His brother Neil was working on sophisticated mail processing and sorting. Jeff did some of the programming for Neil.
FRACTIONAL COUNTS
By June 2001 Jeff had a new design specification for the central tabulator: fractional counts and a weighted race function. This allows a preset allocation of votes by assigning a percentage of each vote, which can be less than or more than one.
This appeared to be a requirement for acquisition of the merged Global Elections and ballot print & mail firm. Jeff Dean was the largest stockholder in both (put in wife's name because he still owed restitution on his embezzlement).
By 2001, Global Election Systems was basically insolvent.
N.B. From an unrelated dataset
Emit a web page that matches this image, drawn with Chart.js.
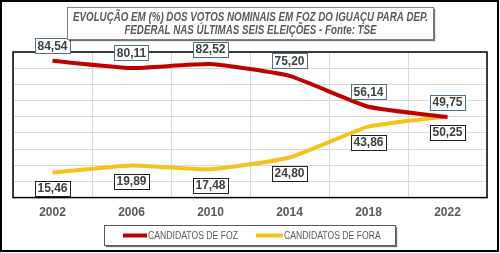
<!DOCTYPE html>
<html>
<head>
<meta charset="utf-8">
<script src="https://cdn.jsdelivr.net/npm/chart.js@4/dist/chart.umd.min.js"></script>
<style>
  html, body { margin: 0; padding: 0; background: #fff; }
  canvas { display: block; }
</style>
</head>
<body>
<canvas id="grafico" width="500" height="253"></canvas>
<script>
// dados
const anos = ['2002', '2006', '2010', '2014', '2018', '2022'];
const candidatosFoz = [84.54, 80.11, 82.52, 75.20, 56.14, 49.75];
const candidatosFora = [15.46, 19.89, 17.48, 24.80, 43.86, 50.25];
const nomesSeries = ['CANDIDATOS DE FOZ', 'CANDIDATOS DE FORA'];
const tituloLinhas = [
    'EVOLUÇÃO EM (%) DOS VOTOS NOMINAIS EM FOZ DO IGUAÇU PARA DEP.',
    'FEDERAL NAS ÚLTIMAS SEIS ELEIÇÕES - Fonte: TSE'
];

const corFoz = '#C00000';
const corFora = '#F7C11E';
const cinza = '#595959';
const familia = '"Liberation Sans", Arial, sans-serif';

function formata(v) {
    return v.toFixed(2).replace('.', ',');
}

// texto comprimido na horizontal (imitando uma fonte estreita)
function textoEstreito(ctx, texto, x, y, escala) {
    ctx.save();
    ctx.translate(x, y);
    ctx.scale(escala, 1);
    ctx.fillText(texto, 0, 0);
    ctx.restore();
}

function caixa(ctx, x, y, w, h, borda, sombra) {
    ctx.save();
    if (sombra) {
        ctx.shadowColor = 'rgba(0,0,0,0.55)';
        ctx.shadowOffsetX = 1.5;
        ctx.shadowOffsetY = 1.5;
        ctx.shadowBlur = 1;
    }
    ctx.fillStyle = '#fff';
    ctx.fillRect(x, y, w, h);
    ctx.restore();
    ctx.strokeStyle = borda;
    ctx.lineWidth = 1;
    ctx.strokeRect(x, y, w, h);
}

const extras = {
    id: 'extras',
    afterDatasetsDraw(chart) {
        const ctx = chart.ctx;
        const area = chart.chartArea;

        // borda da área do gráfico
        ctx.save();
        ctx.strokeStyle = '#000';
        ctx.lineWidth = 1.5;
        ctx.strokeRect(area.left, area.top, area.right - area.left, area.bottom - area.top);
        ctx.restore();

        // rótulos de dados
        ctx.save();
        ctx.font = 'bold 12px ' + familia;
        ctx.textAlign = 'center';
        ctx.textBaseline = 'middle';
        chart.data.datasets.forEach((ds, i) => {
            const meta = chart.getDatasetMeta(i);
            meta.data.forEach((pt, j) => {
                const txt = formata(ds.data[j]);
                const w = ctx.measureText(txt).width + 5;
                const h = 15;
                const cy = i === 0 ? pt.y - 15 : pt.y + 16;
                const bx = Math.round(pt.x - w / 2) + 0.5;
                const by = Math.round(cy - h / 2) + 0.5;
                caixa(ctx, bx, by, Math.round(w), h, i === 0 ? '#4F7385' : '#222', false);
                ctx.fillStyle = '#404040';
                ctx.fillText(txt, pt.x, cy + 0.5);
            });
        });
        ctx.restore();
    },
    afterDraw(chart) {
        const ctx = chart.ctx;
        ctx.save();

        // moldura externa
        ctx.strokeStyle = '#000';
        ctx.lineWidth = 2;
        ctx.strokeRect(1, 1, 497, 250);

        // título
        caixa(ctx, 67.5, 7.5, 366, 32, '#7F7F7F', true);
        ctx.fillStyle = cinza;
        ctx.textAlign = 'center';
        ctx.textBaseline = 'middle';
        ctx.font = 'italic bold 12.5px ' + familia;
        const esc = 355 / ctx.measureText(tituloLinhas[0]).width;
        textoEstreito(ctx, tituloLinhas[0], 250.5, 17.5, esc);
        textoEstreito(ctx, tituloLinhas[1], 250.5, 31, esc);

        // legenda
        caixa(ctx, 104.5, 225.5, 291, 20, '#595959', true);
        const cores = [corFoz, corFora];
        const xs = [[123, 147], [256, 283]];
        ctx.font = '10px ' + familia;
        ctx.textAlign = 'left';
        const escLeg = 90 / ctx.measureText(nomesSeries[0]).width;
        nomesSeries.forEach((nome, i) => {
            ctx.strokeStyle = cores[i];
            ctx.lineWidth = 4;
            ctx.beginPath();
            ctx.moveTo(xs[i][0], 235.5);
            ctx.lineTo(xs[i][1], 235.5);
            ctx.stroke();
            ctx.fillStyle = cinza;
            textoEstreito(ctx, nome, xs[i][1] + 1, 236, escLeg);
        });
        ctx.restore();
    }
};

new Chart(document.getElementById('grafico'), {
    type: 'line',
    data: {
        labels: anos,
        datasets: [
            {
                label: nomesSeries[0],
                data: candidatosFoz,
                borderColor: corFoz,
                borderWidth: 4,
                pointRadius: 0,
                tension: 0.15,
                fill: false
            },
            {
                label: nomesSeries[1],
                data: candidatosFora,
                borderColor: corFora,
                borderWidth: 4,
                pointRadius: 0,
                tension: 0.15,
                fill: false
            }
        ]
    },
    options: {
        responsive: false,
        animation: false,
        layout: {
            padding: { left: 13, right: 13, top: 52, bottom: 25 }
        },
        plugins: {
            legend: { display: false },
            title: { display: false },
            tooltip: { enabled: false }
        },
        scales: {
            x: {
                offset: true,
                grid: { offset: true, color: '#D9D9D9', drawTicks: false },
                border: { display: false },
                ticks: {
                    color: cinza,
                    padding: 8,
                    font: { family: familia, weight: 'bold', size: 12 }
                }
            },
            y: {
                min: 0,
                max: 90,
                ticks: { display: false, stepSize: 10 },
                grid: { color: '#D9D9D9', drawTicks: false },
                border: { display: false }
            }
        }
    },
    plugins: [extras]
});
</script>
</body>
</html>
Two days after completing the commit on the new fractional count feature, Diebold issued a large bridge loan to Global Elections.
DIEBOLD ACQUIRES GLOBAL ELECTIONS
Diebold acquired Global in Jan. 2022. Using the trade name Diebold, but with the elections division operating as a stand-alone, "Diebold" sold its first major deal, a statewide voting system buy by the state of Georgia.
In the mean time, Jeff Dean and partner John Elder were running around California signing up customers for Vote Remote and a planned expansion of vote by mail.
ESCAPE FROM FINANCIAL PREDICAMENTS
I started writing about Jeff Dean in 2003. His convicted felon past got too hot to handle so Diebold put him at arms length with a lucrative consulting agreement.
I got his story into The Associated Press, which snowballed into a court order to cough up the $300k restitution. But Jeff shielded the millions he made on the Diebold acquisition claiming it all belonged to his wife.
In 2004, one of his Vote Remote programmers sued him for a piece of the Diebold $$ Jeff had promised him.
The programmer, Tae Kim, won, but Jeff and wife declared bankruptcy while also somehow funding acquisition of a plush ranch in Idaho and bankrolling son into ownership of a nearby RV resort.
Through 2006 they were tied up in bankruptcy fraud investigations.
Brother Neil's firm was acquired by Pitney Bowes, which quickly lined up several patents for signature comparison, vote by mail processing, ballot envelope design, and ballot tracking software.
By this time most of Washington State was vote by mail, all of Oregon, and it was vastly expanded in Colorado, California, and many other states.
Former drug trafficker/ballot printer John Elder went into a private consulting business helping with vote by mail and also petition signature matching.
By 2011, with vote by mail getting into full swing, Jeff Dean sat atop his hilltop ranch, horses running around, and (according to a neighbor I interviewed) "surrounded by empty vodka bottles in a room full of servers."
She had no idea what he was doing with the servers.
[EXTRAS:]
Jeff Dean is quite old now and probably out of the elections industry he helped launch. He managed to reverse the judgment against him by Tae Kim and got extricated from bankruptcy. All in all,Jeff Dean seemed to have a lot of help getting out of his financial problems.
In his depositions, he explained it was unfair to take the rap for embezzlement, claiming that certain partners at the firm had been compensating him under the table for a project that couldn't be discussed. When other partners found out, he took the fall and the firm split up.
The firm handled business for King County and the Washington State Democrats. Among its partners was Egil "Bud" Krogh, previously head of the Watergate Plumbers unit under Richard Nixon.
The shadowy bankrolling of Jeff's ballot printing plant while he was on work release from prison, his extraordinary on site access to King County voting software, and his intimate involvement with every facet of what became modern election systems nationwide, has always had me wondering if he had 3-letter agency friends.